Quanto alle politiche migratorie, cavallo di battaglia dell’estrema destra in vista del voto Ue (oggi il Rassemblement National di Marine Le Pen stacca di almeno dieci punti il partito presidenziale Renaissance), Macron ha esaltato il patto sull’asilo recentemente approvato a Strasburgo e invocato un’Europa che riprenda “il controllo delle proprie frontiere”, proponendo una “struttura politica” continentale, un “consiglio Schengen” che decida “efficacemente” su migranti, criminalità e terrorismo. Sul fronte economico, il presidente bersagliato in questi ultimi mesi dalle opposizioni per lo stato allarmante delle finanze pubbliche francesi (con un rapporto deficit/Pil schizzato al 5,5% nel 2023, ben al di sopra delle previsioni) ha chiesto “uno shock di investimenti comuni”, ma anche l’introduzione di un “obiettivo di crescita”, oltre al contenimento dell’inflazione. Dinanzi alla concorrenza di Usa e Cina, che “non rispettano” le regole, il leader francese propone “una deroga alla libera concorrenza” su alcuni settori strategici, come l’intelligenza artificiale e le tecnologie verdi.

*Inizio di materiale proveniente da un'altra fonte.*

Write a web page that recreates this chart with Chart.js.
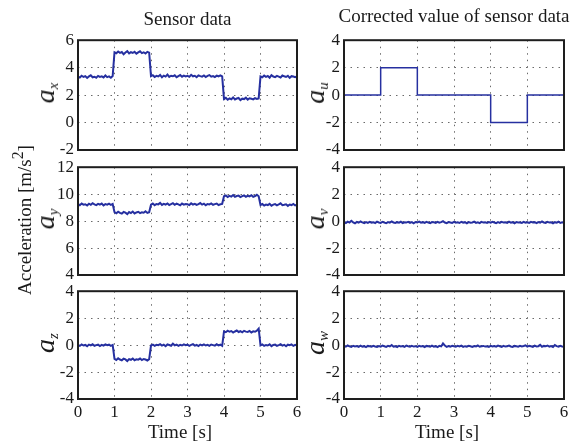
<!DOCTYPE html>
<html>
<head>
<meta charset="utf-8">
<script src="https://cdn.jsdelivr.net/npm/chart.js@4.4.1/dist/chart.umd.min.js"></script>
<style>
  body { margin: 0; background: #fff; }
  #figure { position: relative; width: 587px; height: 445px; background: #fff; overflow: hidden; font-family: "Liberation Serif", serif; color: #1a1a1a; }
  #figure canvas { position: absolute; }
  .txt { position: absolute; white-space: nowrap; line-height: 1; }
  .rot { position: absolute; white-space: nowrap; line-height: 1; transform: translate(-50%, -50%) rotate(-90deg); }
  .sym { font-style: italic; font-size: 28px; }
  .sym sub { font-size: 15px; vertical-align: -4px; }
</style>
</head>
<body>
<div id="figure"></div>
<script>
// sampled every 0.05 s, 0 .. 6 s
const sampleStep = 0.05;

// left column: raw sensor data
const ax = [3.35,3.28,3.41,3.32,3.38,3.25,3.36,3.44,3.30,3.34,3.27,3.40,3.33,3.37,3.29,3.43,3.31,3.36,3.26,3.39,
  5.12,5.05,5.18,5.08,5.14,4.98,5.10,5.20,5.04,5.13,5.07,5.16,5.02,5.11,5.19,5.06,5.12,5.03,5.15,5.09,
  3.38,3.45,3.32,3.40,3.36,3.47,3.30,3.42,3.35,3.50,3.33,3.41,3.37,3.44,3.31,3.39,3.46,3.34,3.42,3.36,
  3.40,3.33,3.48,3.37,3.41,3.30,3.44,3.38,3.35,3.43,3.32,3.40,3.46,3.34,3.39,3.31,3.42,3.37,3.44,3.36,
  1.72,1.80,1.66,1.76,1.70,1.83,1.68,1.75,1.79,1.64,1.74,1.71,1.81,1.67,1.77,1.73,1.69,1.78,1.72,1.76,
  3.36,3.30,3.42,3.33,3.39,3.27,3.45,3.35,3.31,3.40,3.34,3.28,3.43,3.37,3.32,3.41,3.26,3.38,3.35,3.30,3.36];
const ay = [9.27,9.18,9.30,9.22,9.25,9.16,9.29,9.21,9.33,9.24,9.19,9.28,9.23,9.31,9.17,9.26,9.22,9.30,9.20,9.27,
  8.66,8.58,8.70,8.61,8.55,8.68,8.63,8.52,8.67,8.60,8.71,8.57,8.64,8.69,8.59,8.65,8.62,8.73,8.61,8.66,
  9.22,9.30,9.18,9.27,9.24,9.35,9.20,9.28,9.23,9.31,9.19,9.26,9.33,9.21,9.29,9.24,9.17,9.30,9.22,9.27,
  9.25,9.19,9.32,9.23,9.28,9.20,9.26,9.34,9.22,9.29,9.18,9.27,9.24,9.31,9.21,9.26,9.30,9.19,9.25,9.28,
  9.84,9.90,9.79,9.87,9.82,9.93,9.80,9.86,9.89,9.78,9.85,9.91,9.81,9.88,9.83,9.92,9.80,9.86,9.95,9.84,
  9.20,9.27,9.15,9.23,9.19,9.28,9.14,9.22,9.26,9.17,9.24,9.32,9.18,9.21,9.25,9.13,9.23,9.19,9.27,9.16,9.21];
const az = [0.02,-0.06,0.05,-0.03,0.01,-0.08,0.04,-0.02,0.06,-0.05,0.00,0.03,-0.07,0.02,-0.04,0.05,-0.01,0.03,-0.06,0.01,
  -1.02,-1.10,-0.98,-1.07,-1.13,-1.01,-1.06,-1.18,-1.04,-1.09,-0.99,-1.12,-1.05,-1.08,-1.00,-1.11,-1.03,-1.07,-1.14,-1.04,
  -0.03,0.04,-0.06,0.02,-0.01,0.07,-0.04,0.03,-0.08,0.05,0.01,-0.05,0.10,-0.02,0.04,-0.06,0.02,-0.03,0.06,-0.01,
  0.03,-0.05,0.02,0.07,-0.04,0.01,-0.07,0.04,-0.02,0.05,-0.03,0.02,-0.06,0.04,0.00,-0.04,0.06,-0.02,0.03,-0.05,
  1.02,0.96,1.07,0.99,1.04,0.93,1.01,1.08,0.97,1.03,0.95,1.06,1.00,0.98,1.05,0.94,1.02,0.99,1.07,1.22,
  -0.02,0.05,-0.06,0.01,-0.03,0.06,-0.08,0.02,0.04,-0.05,0.00,0.07,-0.04,0.02,-0.09,0.03,-0.01,0.05,-0.06,0.02,-0.04];

// right column: corrected values
const auTime = [0, 1, 1, 2, 2, 4, 4, 5, 5, 6];
const au = [0, 0, 2, 2, 0, 0, -2, -2, 0, 0];
const av = [-0.08,-0.14,-0.04,-0.11,0.02,-0.09,-0.16,-0.06,-0.12,-0.03,-0.10,-0.15,-0.07,-0.13,-0.05,-0.11,-0.08,-0.14,-0.04,-0.10,
  -0.13,-0.06,-0.11,-0.16,-0.07,-0.12,-0.03,-0.10,-0.14,-0.08,-0.12,-0.05,-0.15,-0.09,-0.11,-0.06,-0.13,-0.08,-0.17,-0.07,
  -0.10,-0.04,-0.12,-0.08,-0.14,-0.06,-0.11,-0.15,-0.07,-0.09,-0.13,-0.05,-0.12,-0.08,-0.01,-0.11,-0.15,-0.07,-0.10,-0.13,
  -0.06,-0.12,-0.09,-0.14,-0.05,-0.11,-0.08,-0.16,-0.07,-0.12,-0.10,-0.04,-0.13,-0.09,-0.15,-0.06,-0.11,-0.08,-0.14,-0.07,
  -0.12,-0.05,-0.10,-0.15,-0.08,-0.13,-0.06,-0.11,-0.09,-0.14,-0.04,-0.12,-0.08,-0.16,-0.07,-0.11,-0.10,-0.13,-0.05,-0.12,
  -0.09,-0.14,-0.06,-0.11,-0.08,-0.15,-0.07,-0.12,-0.03,-0.10,-0.13,-0.06,-0.11,-0.09,-0.16,-0.08,-0.12,-0.05,-0.14,-0.09,-0.11];
const aw = [-0.06,-0.12,-0.03,-0.09,-0.14,-0.05,-0.10,-0.07,-0.13,-0.04,-0.11,-0.08,-0.15,-0.06,-0.09,-0.12,-0.05,-0.10,-0.14,-0.07,
  -0.11,-0.04,-0.09,-0.13,-0.06,-0.10,0.01,-0.12,-0.08,-0.15,-0.05,-0.10,-0.07,-0.13,-0.04,-0.09,-0.12,-0.06,-0.11,-0.08,
  -0.13,-0.05,-0.10,-0.07,-0.14,-0.06,-0.09,-0.12,-0.04,-0.11,-0.08,-0.15,-0.06,-0.10,0.12,-0.03,-0.13,-0.07,-0.11,-0.05,
  -0.09,-0.12,-0.06,-0.10,-0.04,-0.13,-0.08,-0.11,-0.05,-0.09,-0.14,-0.07,-0.10,-0.03,-0.12,-0.08,-0.06,-0.11,-0.09,-0.13,
  -0.05,-0.10,-0.07,-0.12,-0.04,-0.09,-0.13,-0.06,-0.11,-0.08,-0.03,-0.10,-0.14,-0.06,-0.09,-0.12,-0.05,-0.10,-0.07,-0.02,
  -0.11,-0.06,-0.09,-0.13,-0.04,-0.10,-0.08,0.02,-0.12,-0.06,-0.09,-0.03,-0.11,-0.07,-0.14,0.00,-0.08,-0.12,-0.05,-0.10,-0.13];

// axis ranges and tick labels
const timeTicks = [0, 1, 2, 3, 4, 5, 6];
const axRange = [-2, 6];
const ayRange = [4, 12];
const azRange = [-4, 4];
const corrRange = [-4, 4];

const colTitles = ['Sensor data', 'Corrected value of sensor data'];
const xTitle = 'Time [s]';
const yTitle = 'Acceleration [m/s<sup>2</sup>]';

const lineBlue = 'rgb(38,48,160)';
const AXIS_W = 40, AXIS_H = 26, PAD_T = 10, PAD_R = 12;
const fig = document.getElementById('figure');

function pts(times, vals) {
    return vals.map((v, i) => ({ x: times[i], y: v }));
}
const sampleTime = ax.map((_, i) => +(i * sampleStep).toFixed(2));

// MATLAB style black box round the plot
const framePlugin = {
    id: 'frame',
    afterDraw(chart) {
        const { ctx, chartArea: a } = chart;
        ctx.save();
        ctx.strokeStyle = '#1e1e1e';
        ctx.lineWidth = 2;
        ctx.strokeRect(a.left, a.top, a.right - a.left, a.bottom - a.top);
        ctx.restore();
    }
};

function makePanel(p) {
    const canvas = document.createElement('canvas');
    canvas.width = AXIS_W + p.w + PAD_R;
    canvas.height = PAD_T + p.h + AXIS_H;
    canvas.style.left = (p.x - AXIS_W) + 'px';
    canvas.style.top = (p.y - PAD_T) + 'px';
    fig.appendChild(canvas);

    const tickFont = { family: 'Liberation Serif', size: 17 };
    new Chart(canvas, {
        type: 'line',
        data: {
            datasets: [{
                data: p.data,
                borderColor: lineBlue,
                borderWidth: p.width || 2,
                pointRadius: 0,
                tension: 0
            }]
        },
        options: {
            responsive: false,
            animation: false,
            layout: { padding: { top: PAD_T, right: PAD_R, left: 0, bottom: 0 } },
            plugins: { legend: { display: false }, tooltip: { enabled: false } },
            scales: {
                x: {
                    type: 'linear',
                    min: timeTicks[0],
                    max: timeTicks[timeTicks.length - 1],
                    afterFit: (s) => { s.height = AXIS_H; },
                    ticks: { stepSize: 1, display: p.showX, font: tickFont, color: '#1a1a1a', padding: 3, maxRotation: 0 },
                    grid: { color: '#6a6a6a', lineWidth: 1, drawTicks: false },
                    border: { display: false, dash: [1.5, 5] }
                },
                y: {
                    min: p.range[0],
                    max: p.range[1],
                    afterFit: (s) => { s.width = AXIS_W; },
                    ticks: { stepSize: 2, font: tickFont, color: '#1a1a1a', padding: 4 },
                    grid: { color: '#6a6a6a', lineWidth: 1, drawTicks: false },
                    border: { display: false, dash: [1.5, 5] }
                }
            }
        },
        plugins: [framePlugin]
    });

    // rotated symbol label, e.g. a_x
    const lab = document.createElement('div');
    lab.className = 'rot sym';
    lab.innerHTML = 'a<sub>' + p.sub + '</sub>';
    lab.style.left = p.labX + 'px';
    lab.style.top = (p.y + p.h / 2) + 'px';
    fig.appendChild(lab);
}

const leftX = 78, leftW = 219, rightX = 344, rightW = 220;
const rows = [{ y: 36, h: 114 }, { y: 163, h: 112 }, { y: 287, h: 112 }];

makePanel({ x: leftX, w: leftW, ...rows[0], range: axRange, data: pts(sampleTime, ax), sub: 'x', labX: 46, showX: false });
makePanel({ x: leftX, w: leftW, ...rows[1], range: ayRange, data: pts(sampleTime, ay), sub: 'y', labX: 46, showX: false });
makePanel({ x: leftX, w: leftW, ...rows[2], range: azRange, data: pts(sampleTime, az), sub: 'z', labX: 46, showX: true });
makePanel({ x: rightX, w: rightW, ...rows[0], range: corrRange, data: pts(auTime, au), sub: 'u', labX: 316, showX: false, width: 1.5 });
makePanel({ x: rightX, w: rightW, ...rows[1], range: corrRange, data: pts(sampleTime, av), sub: 'v', labX: 316, showX: false });
makePanel({ x: rightX, w: rightW, ...rows[2], range: corrRange, data: pts(sampleTime, aw), sub: 'w', labX: 316, showX: true });

// titles and axis names as plain text
function addText(html, cls, css) {
    const d = document.createElement('div');
    d.className = cls;
    d.innerHTML = html;
    Object.assign(d.style, css);
    fig.appendChild(d);
    return d;
}
addText(colTitles[0], 'txt', { left: (leftX + leftW / 2) + 'px', top: '9px', fontSize: '19px', transform: 'translateX(-50%)' });
addText(colTitles[1], 'txt', { left: (rightX + rightW / 2) + 'px', top: '6px', fontSize: '19px', transform: 'translateX(-50%)' });
addText(xTitle, 'txt', { left: '180px', top: '422px', fontSize: '19px', transform: 'translateX(-50%)' });
addText(xTitle, 'txt', { left: '447px', top: '422px', fontSize: '19px', transform: 'translateX(-50%)' });
addText(yTitle, 'rot', { left: '22px', top: '220px', fontSize: '19px' });
</script>
</body>
</html>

Evocando il rischio di un distacco economico rispetto a Pechino e Washington, Macron si è detto tra l’altro “favorevole” all’ultimo rapporto di Enrico Letta sul futuro mercato unico, in particolare rsipetto all’ampliamento del single market a settori come “l’energia, le telecomunicazioni e i servizi finanziari”. Macron si è appellato infine all’Europa affinché riannodi il filo della propria antica tradizione umanistica, forgiando i cittadini di domani attraverso “il sapere, la cultura e la scienza”. Promuovendo, tra l’altro, “un’Europa della maggiore età digitale a 15 anni”, prima dei quali non può esserci accesso ai social network senza il controllo dei genitori, ma anche “un’alleanza dei musei e delle biblioteche europee”. Oltre all’introduzione di un pass cultura Ue (“un’idea che in Francia, per non essere sciovinisti, abbiamo ripreso all’Italia di Matteo Renzi. E anche questa è l’Europa”, ha detto) e di un “pass interrail” per contribuire alla mobilità dei giovani, come già proposto da Letta. Secondo gli osservatori, il cosiddetto discorso ‘La Sorbonne 2’ voleva segnare in qualche modo l’ingresso di Macron nella campagna per il voto europeo, anche se all’Eliseo respingono seccamente questa versione, ripetendo che si tratta solo di indicare una rotta per il dopo voto e “pesare” sull’agenda strategica della futura Commissione.